- TASK TO CARRY OUT
Will you output the lines between the ones holding "Generate a standalone" and "const blackStartMin = 29;", inclusive, exactly as they stand, and only those lines, with the pictures left out?

- MATERIAL TO PROCESS
--------

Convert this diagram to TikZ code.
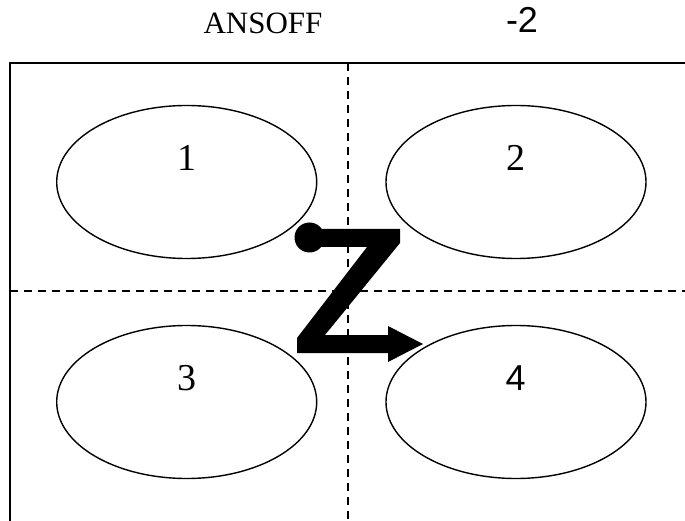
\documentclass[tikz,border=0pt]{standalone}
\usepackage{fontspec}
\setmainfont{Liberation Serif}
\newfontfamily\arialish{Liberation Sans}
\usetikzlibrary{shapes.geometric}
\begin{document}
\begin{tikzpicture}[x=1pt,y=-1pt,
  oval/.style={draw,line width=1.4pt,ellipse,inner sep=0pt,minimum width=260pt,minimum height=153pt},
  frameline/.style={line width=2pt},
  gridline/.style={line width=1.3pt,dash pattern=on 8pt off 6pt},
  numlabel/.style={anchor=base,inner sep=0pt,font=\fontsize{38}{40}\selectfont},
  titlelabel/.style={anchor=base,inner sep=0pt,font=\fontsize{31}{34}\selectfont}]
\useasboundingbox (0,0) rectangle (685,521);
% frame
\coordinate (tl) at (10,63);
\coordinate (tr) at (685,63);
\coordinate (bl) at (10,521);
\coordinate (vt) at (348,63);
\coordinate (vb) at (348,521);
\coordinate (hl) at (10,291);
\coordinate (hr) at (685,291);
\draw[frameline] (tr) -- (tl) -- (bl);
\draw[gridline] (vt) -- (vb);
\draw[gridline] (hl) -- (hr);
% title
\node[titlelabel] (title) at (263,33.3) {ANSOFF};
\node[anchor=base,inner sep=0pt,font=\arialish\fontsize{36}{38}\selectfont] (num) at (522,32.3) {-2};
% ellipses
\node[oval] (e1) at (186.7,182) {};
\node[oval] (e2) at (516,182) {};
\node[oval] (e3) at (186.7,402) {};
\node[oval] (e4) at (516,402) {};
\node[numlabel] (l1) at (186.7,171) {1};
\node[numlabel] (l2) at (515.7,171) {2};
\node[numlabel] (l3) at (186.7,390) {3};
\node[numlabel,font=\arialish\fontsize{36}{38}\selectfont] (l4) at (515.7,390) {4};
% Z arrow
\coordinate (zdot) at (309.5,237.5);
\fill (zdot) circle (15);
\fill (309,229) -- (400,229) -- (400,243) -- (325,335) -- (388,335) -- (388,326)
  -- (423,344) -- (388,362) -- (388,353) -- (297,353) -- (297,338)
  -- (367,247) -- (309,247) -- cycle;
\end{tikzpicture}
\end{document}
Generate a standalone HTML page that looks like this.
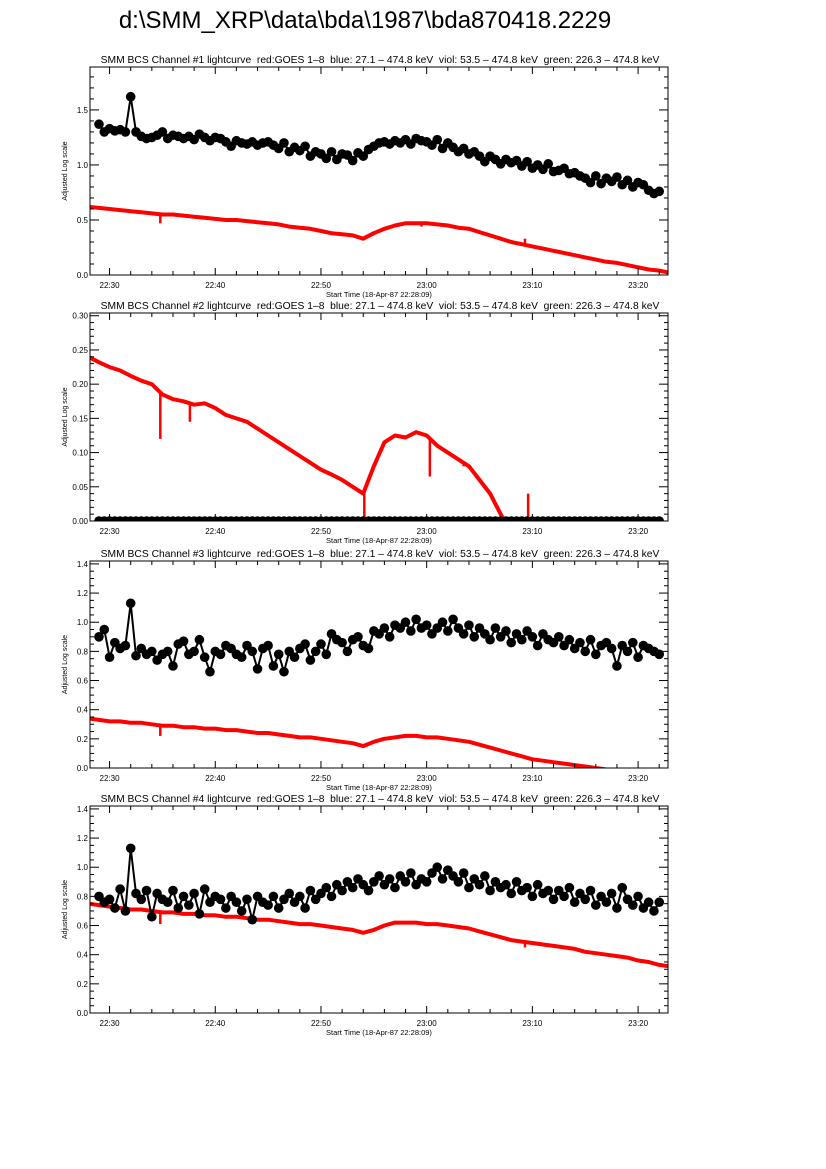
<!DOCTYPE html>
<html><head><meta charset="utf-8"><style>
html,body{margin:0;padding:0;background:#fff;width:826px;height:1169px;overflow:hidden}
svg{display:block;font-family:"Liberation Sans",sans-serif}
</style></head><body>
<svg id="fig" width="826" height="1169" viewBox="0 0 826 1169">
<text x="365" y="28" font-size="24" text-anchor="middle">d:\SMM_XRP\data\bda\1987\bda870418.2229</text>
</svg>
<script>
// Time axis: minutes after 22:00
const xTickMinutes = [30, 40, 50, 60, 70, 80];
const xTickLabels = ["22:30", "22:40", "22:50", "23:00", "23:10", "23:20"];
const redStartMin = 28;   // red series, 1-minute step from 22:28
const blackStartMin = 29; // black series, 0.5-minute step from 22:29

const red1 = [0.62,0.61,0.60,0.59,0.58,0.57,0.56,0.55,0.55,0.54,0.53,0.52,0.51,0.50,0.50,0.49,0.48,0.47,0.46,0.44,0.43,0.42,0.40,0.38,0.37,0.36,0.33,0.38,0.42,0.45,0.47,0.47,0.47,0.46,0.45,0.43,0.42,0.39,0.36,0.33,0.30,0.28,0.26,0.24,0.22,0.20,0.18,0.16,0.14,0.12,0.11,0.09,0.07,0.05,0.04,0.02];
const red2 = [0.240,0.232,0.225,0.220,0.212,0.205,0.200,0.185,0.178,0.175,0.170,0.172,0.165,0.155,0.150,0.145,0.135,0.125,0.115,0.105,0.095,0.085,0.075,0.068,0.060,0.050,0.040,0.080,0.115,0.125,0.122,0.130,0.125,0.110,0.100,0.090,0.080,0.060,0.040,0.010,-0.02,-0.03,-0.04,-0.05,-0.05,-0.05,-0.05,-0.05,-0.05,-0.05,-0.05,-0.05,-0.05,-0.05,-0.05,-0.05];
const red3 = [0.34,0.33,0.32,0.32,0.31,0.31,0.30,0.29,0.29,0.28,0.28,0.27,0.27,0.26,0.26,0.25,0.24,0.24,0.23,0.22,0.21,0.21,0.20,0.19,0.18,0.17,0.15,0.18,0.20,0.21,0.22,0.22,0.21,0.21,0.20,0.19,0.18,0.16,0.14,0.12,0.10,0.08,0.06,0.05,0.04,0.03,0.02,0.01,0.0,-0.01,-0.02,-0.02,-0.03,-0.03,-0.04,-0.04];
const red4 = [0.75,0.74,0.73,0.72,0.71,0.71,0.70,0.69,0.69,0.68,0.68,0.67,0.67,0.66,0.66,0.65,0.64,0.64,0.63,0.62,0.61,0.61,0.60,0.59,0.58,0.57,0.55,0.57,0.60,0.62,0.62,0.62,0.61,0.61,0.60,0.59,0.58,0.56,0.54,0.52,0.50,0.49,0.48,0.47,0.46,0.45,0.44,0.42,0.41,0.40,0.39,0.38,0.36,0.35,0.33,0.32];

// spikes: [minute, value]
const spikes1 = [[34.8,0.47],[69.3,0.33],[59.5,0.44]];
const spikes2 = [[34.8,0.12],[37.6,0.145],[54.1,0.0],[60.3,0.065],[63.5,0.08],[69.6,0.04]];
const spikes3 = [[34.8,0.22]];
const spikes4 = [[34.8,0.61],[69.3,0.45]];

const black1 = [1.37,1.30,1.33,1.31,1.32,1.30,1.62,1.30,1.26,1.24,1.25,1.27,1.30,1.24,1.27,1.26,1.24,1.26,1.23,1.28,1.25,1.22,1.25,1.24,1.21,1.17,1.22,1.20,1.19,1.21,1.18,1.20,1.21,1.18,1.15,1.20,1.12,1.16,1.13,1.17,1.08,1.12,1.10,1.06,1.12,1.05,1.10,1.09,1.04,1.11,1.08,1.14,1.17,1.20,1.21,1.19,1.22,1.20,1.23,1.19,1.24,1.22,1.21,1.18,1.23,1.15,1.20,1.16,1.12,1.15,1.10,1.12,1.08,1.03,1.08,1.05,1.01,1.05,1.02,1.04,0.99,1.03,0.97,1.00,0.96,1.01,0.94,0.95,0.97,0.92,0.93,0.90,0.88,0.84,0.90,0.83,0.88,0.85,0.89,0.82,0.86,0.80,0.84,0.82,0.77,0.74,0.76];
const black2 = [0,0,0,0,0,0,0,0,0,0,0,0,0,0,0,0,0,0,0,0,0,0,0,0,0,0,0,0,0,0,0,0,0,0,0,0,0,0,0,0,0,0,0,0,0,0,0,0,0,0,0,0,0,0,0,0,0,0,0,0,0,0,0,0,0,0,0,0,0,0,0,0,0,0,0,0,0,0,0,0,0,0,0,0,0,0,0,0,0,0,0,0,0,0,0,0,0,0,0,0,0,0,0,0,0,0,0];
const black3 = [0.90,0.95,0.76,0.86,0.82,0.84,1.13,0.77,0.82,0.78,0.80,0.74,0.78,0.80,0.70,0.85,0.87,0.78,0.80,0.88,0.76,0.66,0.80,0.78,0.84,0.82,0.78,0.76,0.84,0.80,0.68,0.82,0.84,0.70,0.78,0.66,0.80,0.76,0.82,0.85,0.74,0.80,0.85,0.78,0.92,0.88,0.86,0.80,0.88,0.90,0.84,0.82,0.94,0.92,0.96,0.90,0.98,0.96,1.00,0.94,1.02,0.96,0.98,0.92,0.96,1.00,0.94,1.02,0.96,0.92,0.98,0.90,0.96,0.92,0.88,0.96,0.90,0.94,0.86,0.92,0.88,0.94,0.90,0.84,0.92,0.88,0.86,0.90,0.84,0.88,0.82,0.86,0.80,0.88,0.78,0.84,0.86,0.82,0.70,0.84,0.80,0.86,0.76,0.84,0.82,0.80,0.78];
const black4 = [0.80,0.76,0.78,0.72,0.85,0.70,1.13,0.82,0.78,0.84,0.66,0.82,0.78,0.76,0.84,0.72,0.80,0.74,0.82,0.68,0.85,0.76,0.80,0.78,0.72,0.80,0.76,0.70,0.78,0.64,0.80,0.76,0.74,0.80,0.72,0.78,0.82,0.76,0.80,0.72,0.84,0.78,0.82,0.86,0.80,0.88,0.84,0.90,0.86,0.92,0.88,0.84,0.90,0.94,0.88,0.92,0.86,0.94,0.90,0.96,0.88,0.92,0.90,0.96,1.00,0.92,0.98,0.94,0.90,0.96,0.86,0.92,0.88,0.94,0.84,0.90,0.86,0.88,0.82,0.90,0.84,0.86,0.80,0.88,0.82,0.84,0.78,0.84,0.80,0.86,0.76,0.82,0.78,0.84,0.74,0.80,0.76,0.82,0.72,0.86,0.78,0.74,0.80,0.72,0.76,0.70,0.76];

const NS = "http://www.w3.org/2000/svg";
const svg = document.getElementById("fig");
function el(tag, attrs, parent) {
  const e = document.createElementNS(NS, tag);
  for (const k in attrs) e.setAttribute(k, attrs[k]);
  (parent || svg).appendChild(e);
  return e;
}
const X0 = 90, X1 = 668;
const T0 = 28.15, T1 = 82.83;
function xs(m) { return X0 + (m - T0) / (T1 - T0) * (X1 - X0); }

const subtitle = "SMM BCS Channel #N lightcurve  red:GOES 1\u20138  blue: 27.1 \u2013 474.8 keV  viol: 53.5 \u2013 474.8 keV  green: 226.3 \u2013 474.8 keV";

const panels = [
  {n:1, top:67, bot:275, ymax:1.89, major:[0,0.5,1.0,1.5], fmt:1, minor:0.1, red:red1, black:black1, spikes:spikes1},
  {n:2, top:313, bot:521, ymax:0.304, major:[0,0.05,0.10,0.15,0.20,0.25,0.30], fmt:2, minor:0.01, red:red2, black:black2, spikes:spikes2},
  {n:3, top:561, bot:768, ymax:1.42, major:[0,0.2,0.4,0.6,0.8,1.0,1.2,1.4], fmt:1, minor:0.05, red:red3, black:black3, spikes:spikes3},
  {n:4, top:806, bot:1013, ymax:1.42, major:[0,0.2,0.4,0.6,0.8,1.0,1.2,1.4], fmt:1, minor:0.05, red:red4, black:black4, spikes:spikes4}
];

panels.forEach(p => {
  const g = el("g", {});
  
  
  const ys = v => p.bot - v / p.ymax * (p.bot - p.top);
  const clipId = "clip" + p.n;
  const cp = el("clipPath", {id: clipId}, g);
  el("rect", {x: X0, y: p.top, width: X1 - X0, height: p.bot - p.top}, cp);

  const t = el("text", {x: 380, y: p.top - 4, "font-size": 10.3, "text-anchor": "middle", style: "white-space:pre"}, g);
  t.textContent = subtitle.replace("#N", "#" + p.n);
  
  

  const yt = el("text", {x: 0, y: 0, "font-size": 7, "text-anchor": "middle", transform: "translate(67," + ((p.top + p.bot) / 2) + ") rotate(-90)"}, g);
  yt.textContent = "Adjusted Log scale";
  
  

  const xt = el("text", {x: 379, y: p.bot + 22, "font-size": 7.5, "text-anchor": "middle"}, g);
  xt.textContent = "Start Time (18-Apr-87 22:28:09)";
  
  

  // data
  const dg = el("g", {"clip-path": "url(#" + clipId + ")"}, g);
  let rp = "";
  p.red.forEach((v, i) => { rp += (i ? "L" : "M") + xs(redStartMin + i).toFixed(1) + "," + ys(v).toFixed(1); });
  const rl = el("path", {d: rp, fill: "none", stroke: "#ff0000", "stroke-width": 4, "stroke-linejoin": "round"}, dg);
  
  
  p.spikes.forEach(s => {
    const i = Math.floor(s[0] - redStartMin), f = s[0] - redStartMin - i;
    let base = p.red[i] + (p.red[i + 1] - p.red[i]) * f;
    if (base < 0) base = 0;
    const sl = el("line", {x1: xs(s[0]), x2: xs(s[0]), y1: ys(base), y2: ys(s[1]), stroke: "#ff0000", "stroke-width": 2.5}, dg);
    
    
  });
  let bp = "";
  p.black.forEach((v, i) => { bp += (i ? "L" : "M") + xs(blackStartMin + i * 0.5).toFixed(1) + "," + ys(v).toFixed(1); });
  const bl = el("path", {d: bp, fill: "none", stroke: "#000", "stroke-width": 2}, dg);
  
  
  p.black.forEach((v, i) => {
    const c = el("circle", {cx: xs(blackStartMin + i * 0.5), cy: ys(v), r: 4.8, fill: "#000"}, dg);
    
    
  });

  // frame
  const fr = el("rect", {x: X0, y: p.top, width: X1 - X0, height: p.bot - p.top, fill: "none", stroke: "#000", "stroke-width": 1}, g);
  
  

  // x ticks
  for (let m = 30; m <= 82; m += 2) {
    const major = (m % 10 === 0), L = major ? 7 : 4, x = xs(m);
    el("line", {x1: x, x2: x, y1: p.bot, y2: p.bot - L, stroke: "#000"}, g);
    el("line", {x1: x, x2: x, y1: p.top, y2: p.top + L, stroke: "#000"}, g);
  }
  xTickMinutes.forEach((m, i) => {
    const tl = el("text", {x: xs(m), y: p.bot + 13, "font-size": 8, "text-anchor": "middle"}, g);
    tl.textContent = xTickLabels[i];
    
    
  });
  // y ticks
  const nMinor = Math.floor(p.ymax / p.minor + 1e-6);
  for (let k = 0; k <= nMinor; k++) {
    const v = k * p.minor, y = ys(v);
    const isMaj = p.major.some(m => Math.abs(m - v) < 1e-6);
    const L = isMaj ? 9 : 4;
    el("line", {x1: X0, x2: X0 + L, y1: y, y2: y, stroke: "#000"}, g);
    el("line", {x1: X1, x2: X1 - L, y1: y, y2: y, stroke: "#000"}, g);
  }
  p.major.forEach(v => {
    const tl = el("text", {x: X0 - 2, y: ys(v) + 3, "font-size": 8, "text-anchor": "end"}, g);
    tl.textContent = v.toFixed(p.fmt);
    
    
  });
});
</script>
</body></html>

--------

- RESPONSE TO THE TASK
Generate a standalone HTML page that looks like this.
<!DOCTYPE html>
<html><head><meta charset="utf-8"><style>
html,body{margin:0;padding:0;background:#fff;width:826px;height:1169px;overflow:hidden}
svg{display:block;font-family:"Liberation Sans",sans-serif}
</style></head><body>
<svg id="fig" width="826" height="1169" viewBox="0 0 826 1169">
<text x="365" y="28" font-size="24" text-anchor="middle">d:\SMM_XRP\data\bda\1987\bda870418.2229</text>
</svg>
<script>
// Time axis: minutes after 22:00
const xTickMinutes = [30, 40, 50, 60, 70, 80];
const xTickLabels = ["22:30", "22:40", "22:50", "23:00", "23:10", "23:20"];
const redStartMin = 28;   // red series, 1-minute step from 22:28
const blackStartMin = 29; // black series, 0.5-minute step from 22:29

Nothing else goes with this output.